Beacon Hill Park 1909

Emily Carr, Beacon Hill Park, 1909

Emily Carr, Beacon Hill Park, 1909

Watercolour on paper, 35.2 x 51.9 cm

Art Gallery of Greater Victoria

Art Canada Institute, Emily Carr, Sunshine and Tumult, 1938–39
Emily Carr, Sunshine and Tumult, 1938–39, oil on paper, 87 x 57.1 cm, Art Gallery of Hamilton.

Beacon Hill Park, executed a year before Carr’s travels to France, would have appealed to middle-class Victorians: in keeping with the nineteenth-century English pictorial tradition, the balanced composition employs touches of aerial perspective and a neutral palette. The Carr family home, where Emily was born, bordered on the park—one of the most beautiful in Victoria. As Carr later wrote in The Book of Small (1942), Beacon Hill Park was


a beautiful piece of wild land given to the people of Victoria by Sir James Douglas. The Hill itself was grassy, with here and there little thickets of oak scrub and clumps of broom. Beyond the Hill the land was heavily wooded. When you climbed to the top of Beacon Hill and looked around you knew that the school geography was right after all and that the world really was round. Beacon Hill seemed to be the whole top of it and from all sides the land ran away from you and the edges were lost. To the west lay the purple hills of Sooke; to the south were the Straits of Juan de Fuca, rimmed by the snowy Olympic mountains, whose peaks were always playing in and out among the clouds till you could not tell which was peak and which sky. On the east there were more sea and islands. The town was on the north, with purple Cedar Hill and green Mount Tolmie standing behind it. Our winds came from the Olympics in summer and from the icy north in the winter.
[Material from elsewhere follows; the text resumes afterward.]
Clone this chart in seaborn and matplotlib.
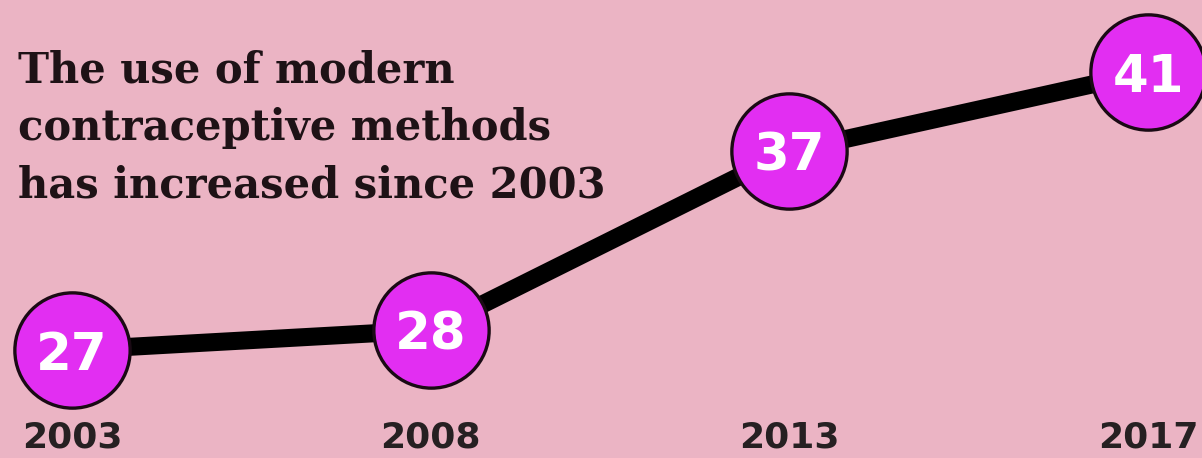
import matplotlib
matplotlib.use("Agg")
import matplotlib.pyplot as plt
import matplotlib.transforms as mtransforms
import seaborn as sns
import pandas as pd

years = ["2003", "2008", "2013", "2017"]
values = [27, 28, 37, 41]
note_lines = ["The use of modern", "contraceptive methods", "has increased since 2003"]

BG = "#EBB4C4"
MAG = "#E22EF2"

sns.set_theme(style="white")
plt.rcParams["font.family"] = ["DejaVu Sans"]

df = pd.DataFrame({"pos": range(len(years)), "value": values, "year": years})

fig = plt.figure(figsize=(12.02, 4.58), dpi=100)
fig.patch.set_facecolor(BG)
ax = fig.add_axes([0, 0, 1, 1])
ax.set_facecolor(BG)

sns.lineplot(data=df, x="pos", y="value", ax=ax, color="black", linewidth=13,
             marker="o", markersize=83, markerfacecolor=MAG,
             markeredgecolor="#1a0a14", markeredgewidth=2.4, solid_capstyle="butt")

for _, r in df.iterrows():
    ax.text(r["pos"], r["value"], str(r["value"]), color="white", fontsize=37,
            fontweight="heavy", ha="center", va="center_baseline", zorder=5)

trans = mtransforms.blended_transform_factory(ax.transData, ax.transAxes)
for _, r in df.iterrows():
    ax.text(r["pos"], 0.045, r["year"], transform=trans, color="#262022", fontsize=26,
            fontweight="bold", ha="center", va="center")

for i, line in enumerate(note_lines):
    ax.text(0.015, 0.845 - i * 0.125, line, transform=ax.transAxes, color="#1e1216",
            fontsize=30, fontweight="bold", family=["DejaVu Serif"],
            ha="left", va="center")

ax.set_xlim(-0.2007, 3.1505)
ax.set_ylim(21.56, 44.63)
ax.axis("off")

fig.savefig("out.png", dpi=100, facecolor=BG)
From this genteel pastoral scene, no one could have anticipated the radical qualities that would characterize Carr’s mature style of the 1930s. The conservative nature of Beacon Hill Park stands in marked contrast to the paintings she would later become known for, like Sunshine and Tumult, 1938–39, and makes clear the extent of her progress toward an unprecedented visual language for painters of the West Coast. In the decades that followed Beacon Hill Park, Carr shifted her choice of subject and the composition, treatment, and palette of her work, creating the image system we now associate with Canada’s West Coast.